After her appointment was announced by the Football Association in August 2020, Wiegman, who had overseen Holland winning the 2017 European Championship on home soil and finishing as 2019 World Cup runners-up, started work as Phil Neville’s permanent successor on a four-year deal last September.
England’s first major tournament with her in charge is their own home Euros in July, the provisional squad for which was confirmed last week.
And the team will head into next month’s warm-up matches with a record under Wiegman to date of 11 games, nine wins, no losses, 72 goals scored, two conceded, and a trophy lifted in the form of the Arnold Clark Cup.
Campbell, the FA’s director of women’s football, told the PA news agency: “She’s absolutely exceeded my expectations.
“I’ve worked closely with coaches. I was for many years head of the National Coaching Foundation, working around some of the greatest coaches this country has ever seen – and she’s right up there. She is exceptional.
“And she’s not just exceptional technically and tactically – it’s the manner with which she builds a team, her relationship with players and the team around the team.
She's not just exceptional technically and tactically – it's the manner with which she builds a team, her relationship with players and the team around the team.
“It’s been a privilege to watch her work, and to be around her. I’m very impressed and I think everybody who works with her will tell you the same story.”
In October 2020 Campbell said England – beaten semi-finalists at their last three major tournaments – not winning either this Euros or next year’s World Cup in Australia and New Zealand would be deemed a failure.
Regarding that, Campbell said: “I think we should definitely have that aspiration, that should be our aspiration. It has to be. But we have to also be fair to the group of players and to Sarina, who’s only been in the job since September.
“This is the most talented squad of women that we’ve ever had. We’ve got one of the best coaches in the world, if not the best. We should be there and thereabouts.
“But we don’t want to set aspirations that actually mean the players are under unnecessary pressure. We want them to go out, do their best, perform well, and I have no doubts in my mind that under Sarina’s leadership they will do that.”
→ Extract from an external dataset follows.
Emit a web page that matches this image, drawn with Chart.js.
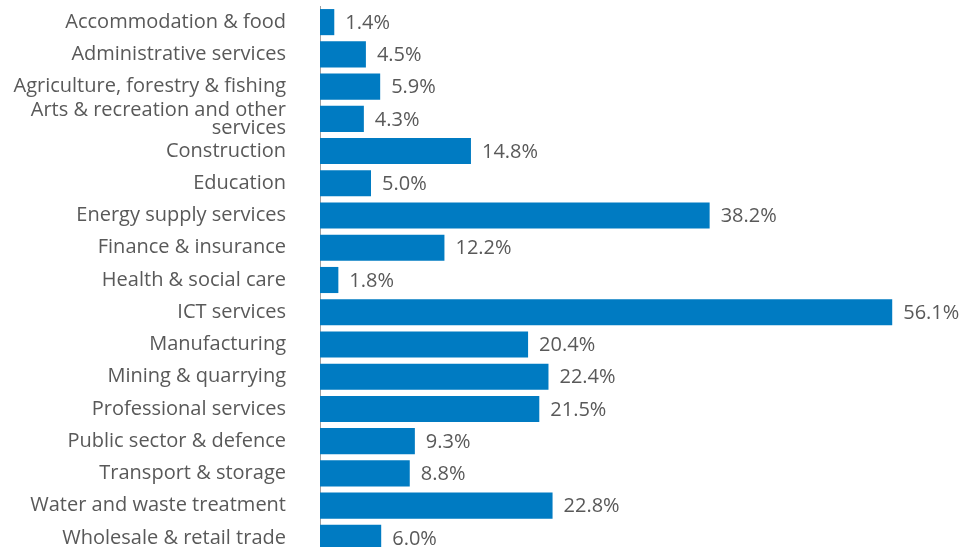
<!DOCTYPE html>
<html>
<head>
<meta charset="utf-8">
<script src="https://cdn.jsdelivr.net/npm/chart.js@4"></script>
<style>
  html, body { margin: 0; padding: 0; background: #fff; overflow: hidden; }
  #wrap { width: 961px; height: 554px; position: relative; }
</style>
</head>
<body>
<div id="wrap"><canvas id="grafico"></canvas></div>
<script>
// Dados do gráfico
const categorias = [
    'Accommodation & food',
    'Administrative services',
    'Agriculture, forestry & fishing',
    ['Arts & recreation and other', 'services'],
    'Construction',
    'Education',
    'Energy supply services',
    'Finance & insurance',
    'Health & social care',
    'ICT services',
    'Manufacturing',
    'Mining & quarrying',
    'Professional services',
    'Public sector & defence',
    'Transport & storage',
    'Water and waste treatment',
    'Wholesale & retail trade'
];
const valores = [1.4, 4.5, 5.9, 4.3, 14.8, 5.0, 38.2, 12.2, 1.8, 56.1, 20.4, 22.4, 21.5, 9.3, 8.8, 22.8, 6.0];

const corBarra = '#007bc2';
const corTexto = '#595959';

// Plugin simples para escrever os valores ao lado das barras
const rotulosValores = {
    id: 'rotulosValores',
    afterDatasetsDraw(chart) {
        const ctx = chart.ctx;
        const meta = chart.getDatasetMeta(0);
        ctx.save();
        ctx.font = '20px "Open Sans"';
        ctx.fillStyle = corTexto;
        ctx.textBaseline = 'middle';
        ctx.textAlign = 'left';
        meta.data.forEach((barra, i) => {
            ctx.fillText(valores[i].toFixed(1) + '%', barra.x + 11, barra.y + 1);
        });
        ctx.restore();
    }
};

new Chart(document.getElementById('grafico').getContext('2d'), {
    type: 'bar',
    data: {
        labels: categorias,
        datasets: [{
            data: valores,
            backgroundColor: corBarra,
            barPercentage: 0.9,
            categoryPercentage: 0.9
        }]
    },
    options: {
        indexAxis: 'y',
        responsive: true,
        maintainAspectRatio: false,
        animation: false,
        layout: { padding: { top: 6, right: 29, bottom: 0, left: 0 } },
        plugins: {
            legend: { display: false },
            tooltip: { enabled: false }
        },
        scales: {
            x: {
                display: false,
                min: 0,
                max: 60
            },
            y: {
                afterFit(scale) {
                    scale.width = 320;
                    scale.paddingTop = 0;
                    scale.paddingBottom = 0;
                },
                grid: { display: false, drawTicks: false },
                border: { display: true, color: '#a0a0a0', width: 1 },
                ticks: {
                    autoSkip: false,
                    padding: 34,
                    color: corTexto,
                    font: { family: 'Open Sans', size: 20, lineHeight: 0.9 }
                }
            }
        }
    },
    plugins: [rotulosValores]
});
</script>
</body>
</html>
The Lionesses being crowned champions this summer would only add to the impact for English women’s football of a tournament that Campbell has described as “another game-changer for us”.
She said: “We’re on a journey, we’re nowhere near finished, where we want to get to. But you can see the growth in every area of the game and for us, the Euros just kicks us on again to another level.
“The trick of all these major events is to be really well prepared, so that when all that inspiration happens, you can turn it into participation, so you can make sure you’ve got opportunities to play very clearly laid out before the event, which we have done.
You can see the growth in every area of the game and for us, the Euros just kicks us on again to another level.
“It’s an enormous opportunity for us and it will be the biggest women’s tournament ever in Europe. It’s a fantastic opportunity.”
The tournament fixtures that have sold out so far include each of England’s group games, which start with a July 6 clash against Austria at Old Trafford, and the July 31 Wembley final.
Iceland midfielder Sara Bjork Gunnarsdottir last month was critical of some venue choices, branding the use of Manchester City’s Academy Stadium, which will have a capacity of 4,700, “disrespectful”.
A spokesperson for Euro 2022 said tournament organisers believed “the right mix of stadiums has been chosen to provide the tournament with a platform to fulfil its potential.”
Asked about Gunnarsdottir’s comments and if she was happy with the stadiums being used, Campbell said: “With the stadiums we’ve picked, there are 700,000 tickets for sale. We’re opening and closing at two of the biggest stadiums in Britain, we’ve got four stadiums that take up to 30,000, two that take more than 10,000 and then two that take less.
“That was a balance, and let’s remember people have to bid to do this. There are still some stadiums where we haven’t sold 50 per cent of the tickets. So it’s a balance.
“I think we got it right. I think we had a really ambitious target of doubling the number of the tickets that were sold in 2017, and that we’re en route to doing that. I think the team got that right, with the applications they had to be involved.”